Ma, signore, dove è pur tuttavia il disordine? Io ripeto le stesse vostre parole: «Il popolo si reca al Quirinale con un programma che consiste nel congedare il ministero retrogrado, a riunire una costituente, a dichiarare solennemente la guerra all’Austria», ecc. E allora l’intero ministero dà le sue dimissioni e si propone una lista ministeriale, a capo della quale figurano i signori Sterbini, Galletti e Mamiani, gli uomini più ragguardevoli fra i Romani. Il Papa accetta questa lista. Eccovi una combinazione, non solo possibile, ma già effettuata. Ecco l’ordine, mi sembra. Per stabilire quest’ordine, non è stata necessaria nè la dittatura, nè lo stato d’assedio: Roma è tranquilla. Si, o signore, Roma è tranquilla, perchè essa è forte, perchè essa è grande.

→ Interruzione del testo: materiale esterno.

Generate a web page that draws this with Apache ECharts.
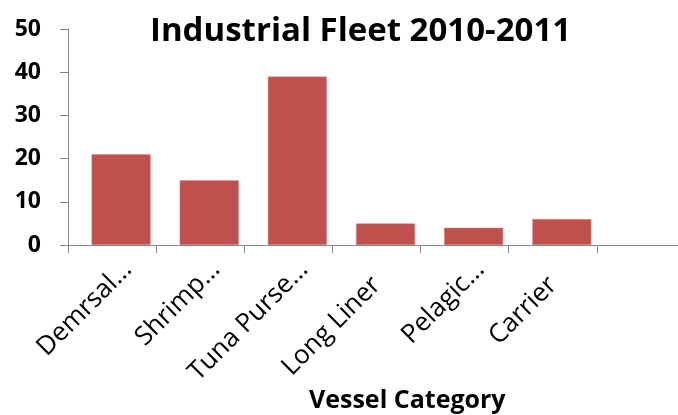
<!DOCTYPE html>
<html>
<head>
<meta charset="utf-8">
<script src="https://cdn.jsdelivr.net/npm/echarts@6/dist/echarts.min.js"></script>
<style>
    html, body { margin: 0; padding: 0; background: #fff; }
</style>
</head>
<body>
<div id="main" style="width: 678px;height:415px;"></div>
<script type="text/javascript">
    // categories (last one is empty in the original chart)
    var categories = ['Demrsal…', 'Shrimp…', 'Tuna Purse…', 'Long Liner', 'Pelagic…', 'Carrier', ''];
    var vessels = [21, 15, 39, 5, 4, 6, null];
    var yTicks = [0, 50, 10]; // min, max, interval

    var axisGrey = '#868686';
    var font = '"Open Sans", "DejaVu Sans", sans-serif';
    var labelText = {fontFamily: font, fontSize: 26, color: '#000'};

    var myChart = echarts.init(document.getElementById('main'));
    var option = {
        animation: false,
        title: [
            {
                text: 'Industrial Fleet 2010-2011',
                left: 145,
                top: 10,
                textStyle: {fontFamily: font, fontWeight: 'bold', fontSize: 33, color: '#000'}
            },
            {
                text: 'Vessel Category',
                left: 304,
                top: 383,
                textStyle: {fontFamily: font, fontWeight: 'bold', fontSize: 25, color: '#000'}
            }
        ],
        // grid 0 = visible axes, grid 1 = bars (excel draws them a bit right of the slot)
        grid: [
            {left: 68, top: 29, width: 617, height: 216, outerBoundsMode: 'none', containLabel: false},
            {left: 77, top: 29, width: 617, height: 216, outerBoundsMode: 'none', containLabel: false}
        ],
        xAxis: [
            {
                type: 'category',
                gridIndex: 0,
                data: categories,
                axisLine: {lineStyle: {color: axisGrey, width: 1}},
                axisTick: {show: true, length: 8, lineStyle: {color: axisGrey}},
                axisLabel: {
                    rotate: 45,
                    margin: 5,
                    interval: 0,
                    verticalAlign: 'top',
                    padding: [9, 0, 0, 0],
                    fontFamily: font,
                    fontSize: 26,
                    color: '#000',
                    // truncated names run a little further out, like in the original
                    formatter: function (v) {
                        return v.slice(-1) === '…' ? '{e|' + v + '}' : '{n|' + v + '}';
                    },
                    rich: {
                        e: labelText,
                        n: Object.assign({padding: [0, 22, 0, 0]}, labelText)
                    }
                }
            },
            {
                type: 'category',
                gridIndex: 1,
                data: categories,
                show: false
            }
        ],
        yAxis: [
            {
                type: 'value',
                gridIndex: 0,
                min: yTicks[0],
                max: yTicks[1],
                interval: yTicks[2],
                splitLine: {show: false},
                axisLine: {show: true, lineStyle: {color: axisGrey, width: 1}},
                axisTick: {show: true, length: 8, lineStyle: {color: axisGrey}},
                axisLabel: {
                    margin: 27,
                    fontFamily: font,
                    fontWeight: 'bold',
                    fontSize: 23,
                    color: '#000'
                }
            },
            {
                type: 'value',
                gridIndex: 1,
                min: yTicks[0],
                max: yTicks[1],
                interval: yTicks[2],
                show: false
            }
        ],
        series: [
            {
                name: 'Vessels',
                type: 'bar',
                xAxisIndex: 1,
                yAxisIndex: 1,
                data: vessels,
                barCategoryGap: '33%',
                itemStyle: {color: '#C0504D', borderColor: '#d98d8b', borderWidth: 0.5}
            }
        ]
    };
    myChart.setOption(option);
</script>
</body>
</html>
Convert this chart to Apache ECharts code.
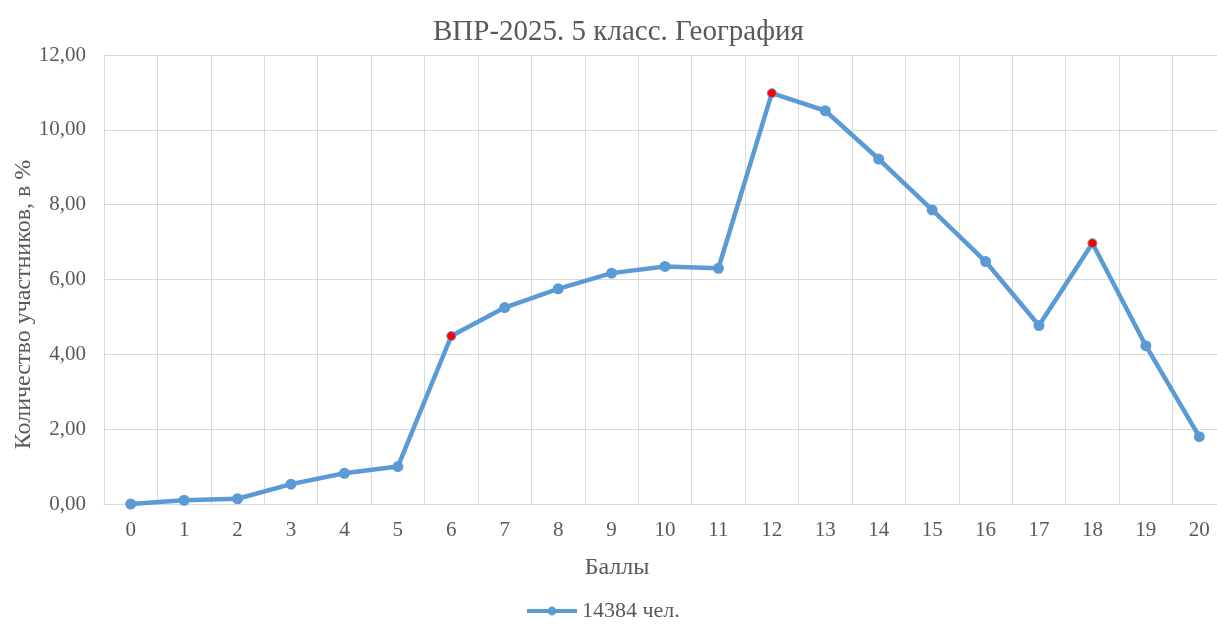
<!DOCTYPE html>
<html>
<head>
<meta charset="utf-8">
<script src="https://cdn.jsdelivr.net/npm/echarts@6/dist/echarts.min.js"></script>
<style>
  html, body { margin: 0; padding: 0; background: #fff; }
  #chart { width: 1217px; height: 625px; }
</style>
</head>
<body>
<div id="chart"></div>
<script>
const scores = ["0","1","2","3","4","5","6","7","8","9","10","11","12","13","14","15","16","17","18","19","20"];
const percents = [0.00, 0.10, 0.14, 0.53, 0.82, 1.00, 4.49, 5.25, 5.75, 6.17, 6.35, 6.30, 10.98, 10.51, 9.22, 7.86, 6.48, 4.77, 6.97, 4.23, 1.80];
const highlighted = [6, 12, 18];
const seriesName = "14384 чел.";

const font = "'Liberation Serif', 'DejaVu Serif', serif";
const blue = "#5B9BD5";

const chart = echarts.init(document.getElementById("chart"));

const points = percents.map((v, i) => {
  if (highlighted.includes(i)) {
    return { value: v, symbolSize: 9, itemStyle: { color: "#ff0000", borderColor: blue, borderWidth: 1 } };
  }
  return v;
});

chart.setOption({
  backgroundColor: "#fff",
  animation: false,
  title: {
    text: "ВПР-2025. 5 класс. География",
    left: 428,
    top: 13,
    textStyle: { fontFamily: font, fontSize: 29, fontWeight: "normal", color: "#595959" }
  },
  legend: {
    bottom: -2,
    left: 520,
    itemWidth: 50,
    itemHeight: 11,
    itemGap: 4,
    lineStyle: { width: 4 },
    textStyle: { fontFamily: font, fontSize: 22, color: "#595959" },
    data: [seriesName]
  },
  grid: { left: 104, top: 55, width: 1122, height: 449, containLabel: false, outerBoundsMode: "none" },
  xAxis: {
    type: "category",
    data: scores,
    boundaryGap: true,
    name: "Баллы",
    nameLocation: "middle",
    nameGap: 52,
    nameTextStyle: { fontFamily: font, fontSize: 24, color: "#595959", padding: [0, 96, 0, 0] },
    axisLine: { lineStyle: { color: "#d9d9d9" } },
    axisTick: { show: false },
    axisLabel: { fontFamily: font, fontSize: 21, color: "#595959", margin: 16 },
    splitLine: { show: true, interval: 0, lineStyle: { color: "#d9d9d9", width: 1 } }
  },
  yAxis: {
    type: "value",
    min: 0,
    max: 12,
    interval: 2,
    name: "Количество участников, в %",
    nameLocation: "middle",
    nameGap: 68,
    nameMoveOverlap: false,
    nameTextStyle: { fontFamily: font, fontSize: 24, color: "#595959", padding: [0, 50, 0, 0] },
    axisLine: { show: true, lineStyle: { color: "#d9d9d9" } },
    axisTick: { show: false },
    axisLabel: {
      fontFamily: font, fontSize: 21, color: "#595959", margin: 18,
      formatter: v => v.toFixed(2).replace(".", ",")
    },
    splitLine: { lineStyle: { color: "#d9d9d9", width: 1 } }
  },
  series: [{
    name: seriesName,
    type: "line",
    data: points,
    symbol: "circle",
    symbolSize: 11,
    lineStyle: { color: blue, width: 4.5 },
    itemStyle: { color: blue }
  }]
});
</script>
</body>
</html>
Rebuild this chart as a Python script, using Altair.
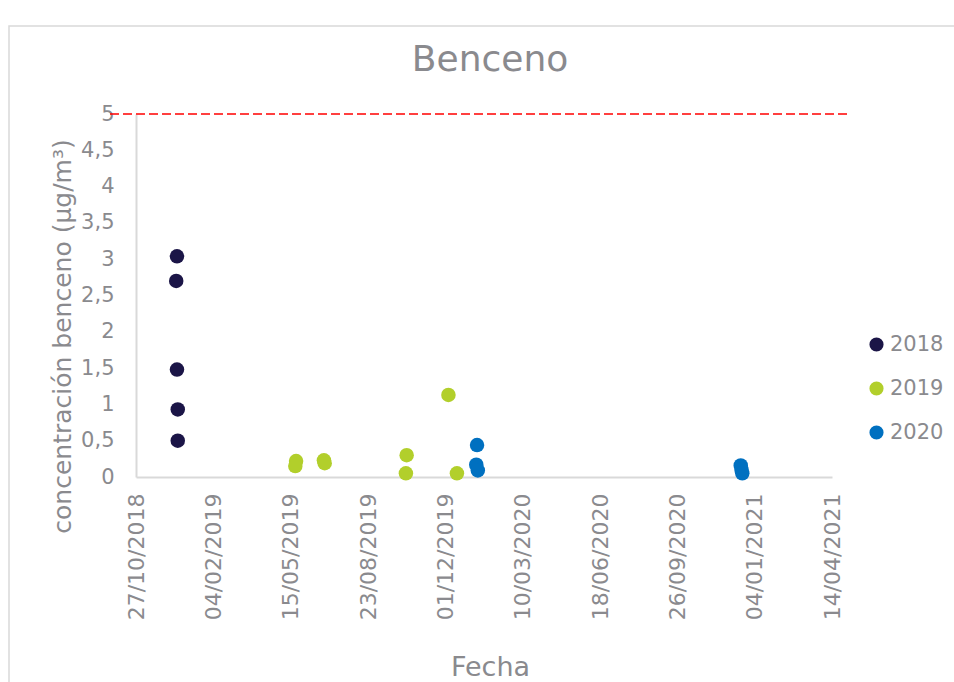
import altair as alt
import pandas as pd

# Benzene concentration samples (µg/m³) by campaign year
fechas_2018 = ["2018-12-19", "2018-12-18", "2018-12-19", "2018-12-20", "2018-12-20"]
valores_2018 = [3.04, 2.70, 1.48, 0.93, 0.50]

fechas_2019 = ["2019-05-22", "2019-05-21", "2019-06-27", "2019-06-28",
               "2019-10-12", "2019-10-11", "2019-12-05", "2019-12-16"]
valores_2019 = [0.22, 0.15, 0.23, 0.19, 0.30, 0.05, 1.13, 0.05]

fechas_2020 = ["2020-01-11", "2020-01-10", "2020-01-12",
               "2020-12-17", "2020-12-18", "2020-12-19"]
valores_2020 = [0.44, 0.17, 0.09, 0.16, 0.10, 0.05]

series = ["2018", "2019", "2020"]
colores = ["#1b1547", "#b2cf2b", "#0070c0"]

# x-axis tick dates, every 100 days
ticks_x = ["2018-10-27", "2019-02-04", "2019-05-15", "2019-08-23", "2019-12-01",
           "2020-03-10", "2020-06-18", "2020-09-26", "2021-01-04", "2021-04-14"]
ticks_y = [0, 0.5, 1, 1.5, 2, 2.5, 3, 3.5, 4, 4.5, 5]
valor_limite = 5
titulo = "Benceno"

filas = []
for serie, fechas, valores in [("2018", fechas_2018, valores_2018),
                               ("2019", fechas_2019, valores_2019),
                               ("2020", fechas_2020, valores_2020)]:
    for f, v in zip(fechas, valores):
        filas.append({"fecha": f + "T00:00:00", "valor": v, "serie": serie})
df = pd.DataFrame(filas)


def dt(s):
    y, m, d = (int(p) for p in s.split("-"))
    return alt.DateTime(year=y, month=m, date=d)


GRIS = "#8a8a8e"
FUENTE = "DejaVu Sans"
W, H = 696, 363

x_enc = alt.X(
    "fecha:T",
    scale=alt.Scale(domain=[dt(ticks_x[0]), dt(ticks_x[-1])]),
    axis=alt.Axis(
        title="Fecha",
        values=[dt(t) for t in ticks_x],
        format="%d/%m/%Y",
        labelAngle=270,
        labelAlign="right",
        labelBaseline="middle",
        labelPadding=16,
        labelFontSize=22,
        labelColor=GRIS,
        labelFont=FUENTE,
        labelOverlap=False,
        ticks=False,
        grid=False,
        domainColor="#d9d9d9",
        domainWidth=2,
        titleFontSize=27,
        titleFontWeight="normal",
        titleColor=GRIS,
        titleFont=FUENTE,
        titleX=354,
        titleY=190,
        titleAlign="center",
        titleBaseline="middle",
    ),
)

escala_y = alt.Scale(domain=[0, 5], nice=False)
eje_y = alt.Axis(
    title="concentración benceno (µg/m³)",
    values=ticks_y,
    labelExpr="replace(format(datum.value, '.1~f'), '.', ',')",
    labelOverlap=False,
    labelPadding=22,
    labelFontSize=21,
    labelColor=GRIS,
    labelFont=FUENTE,
    ticks=False,
    grid=False,
    domainColor="#d9d9d9",
    domainWidth=2,
    titleFontSize=25,
    titleFontWeight="normal",
    titleColor=GRIS,
    titleFont=FUENTE,
    titleAngle=270,
    titleX=-74,
    titleY=222,
    titleAlign="center",
    titleBaseline="middle",
)

puntos = alt.Chart(df).mark_circle(size=210, opacity=1).encode(
    x=x_enc,
    y=alt.Y("valor:Q", scale=escala_y, axis=eje_y),
    color=alt.Color(
        "serie:N",
        scale=alt.Scale(domain=series, range=colores),
        legend=alt.Legend(
            title=None,
            orient="none",
            legendX=730,
            legendY=220,
            symbolType="circle",
            symbolSize=200,
            symbolStrokeWidth=0,
            labelFontSize=21,
            labelColor=GRIS,
            labelFont=FUENTE,
            labelOffset=3,
            rowPadding=22,
            padding=0,
        ),
    ),
)

# Limit value line (5 µg/m³)
limite = alt.Chart(pd.DataFrame({"limite": [valor_limite]})).mark_rule(
    color="#ff0000", strokeWidth=1.5, strokeDash=[9, 4]
).encode(
    y=alt.Y("limite:Q", scale=escala_y, axis=eje_y),
    x=alt.value(-26),
    x2=alt.value(712),
)

# Outer chart frame
marco = alt.Chart(pd.DataFrame({"k": [0]})).mark_rect(
    fill="transparent", stroke="#d9d9d9", strokeWidth=1.5
).encode(
    x=alt.value(-127),
    x2=alt.value(840),
    y=alt.value(-88),
    y2=alt.value(590),
)

# Chart title
cabecera = alt.Chart(pd.DataFrame({"t": [titulo]})).mark_text(
    fontSize=36, color=GRIS, font=FUENTE, align="center", baseline="middle"
).encode(
    text="t:N",
    x=alt.value(354),
    y=alt.value(-54),
)

chart = alt.layer(marco, puntos, limite, cabecera).properties(
    width=W,
    height=H,
    background="white",
    autosize=alt.AutoSizeParams(type="none"),
    padding={"left": 136, "top": 114, "right": 122, "bottom": 205},
).configure_view(stroke=None)

chart.save("out.html", embed_options={"renderer": "svg", "actions": False})
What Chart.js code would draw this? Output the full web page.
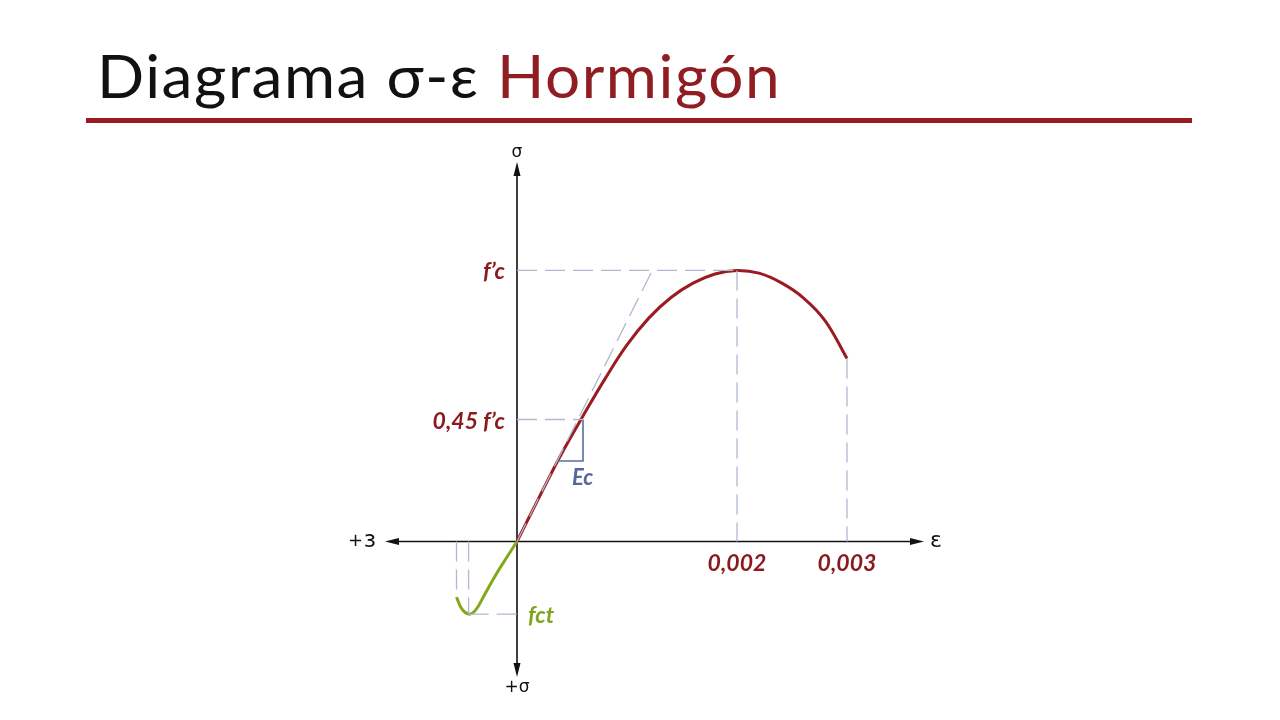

Il non voler vedere in un popolo che si leva unanime, per rivendicare il diritto di nazionalità, questo diritto che la Francia repubblicana ha proclamato alla faccia del mondo con la stampa e coi programmi dei suoi uomini di stato, non voler vedere, dico, in questo popolo che un mucchio di cospiratori è stoltezza, o mala fede.

Voi vi rammaricate che il governo della Repubblica non abbia dato, nel momento, qualche appoggio al Sovrano Pontefice: voi aggiungete che è impossibile assistere a spettacolo più triste pei Francesi di quello di cui voi siete stato testimonio oculare. Ma quale appoggio dunque poteva dare la Repubblica tricolore a un principe che, spaventato dell’opera propria, di cui non ha voluto le conseguenze, non vuole nè un ministero largamente liberale, nè costituente, nè guerra con l’Austria, condizione questa indispensabile per ottenere l’indipendenza italiana? La Rivoluzione di febbraio non ha detto, per mezzo del manifesto del signor Lamartíne: «Soccorso ai popoli che faranno generosi sforzi per ricuperare la libertà: essi possono contare sul coraggio, sulle simpatie, sul patriottismo della Francia»?

Si stenta a credere che quei vostri dispacci, che si crederebbero l’opera del signor Guizot, o del Principe di Metternich, siano destinati a darci esempio della diplomazia di un paese, dove si son fatte tre sanguinose rivoluzioni in nome del popolo. E intanto proprio a questo son giunti, non dirò i Francesi, che io amo ed onoro, ma il signor Bastide, ministro degli affari esteri in Francia, e voi signor D’Harcourt, suo degno rappresentante in Italia,

Gradite, signore, l’assicurazione della mia perfetta considerazione1.

Torino, 7 dicembre 184S.

Un emigrato lombardo.


Questa nobile lettera del Marchese Giorgio Pallavicino non poteva essere nè più inesorabilmente logica, nè più patriotticamente efficace.

Il generoso lombardo metteva in splendida luce tutte le fragranti contraddizioni fra le pompose e altisonanti parole del

  1. G. Pallavicino, Memorie pubblicate per cura di sua moglie, Torino, E. Loescher, 1886, vol. II, pag. 39 e seg.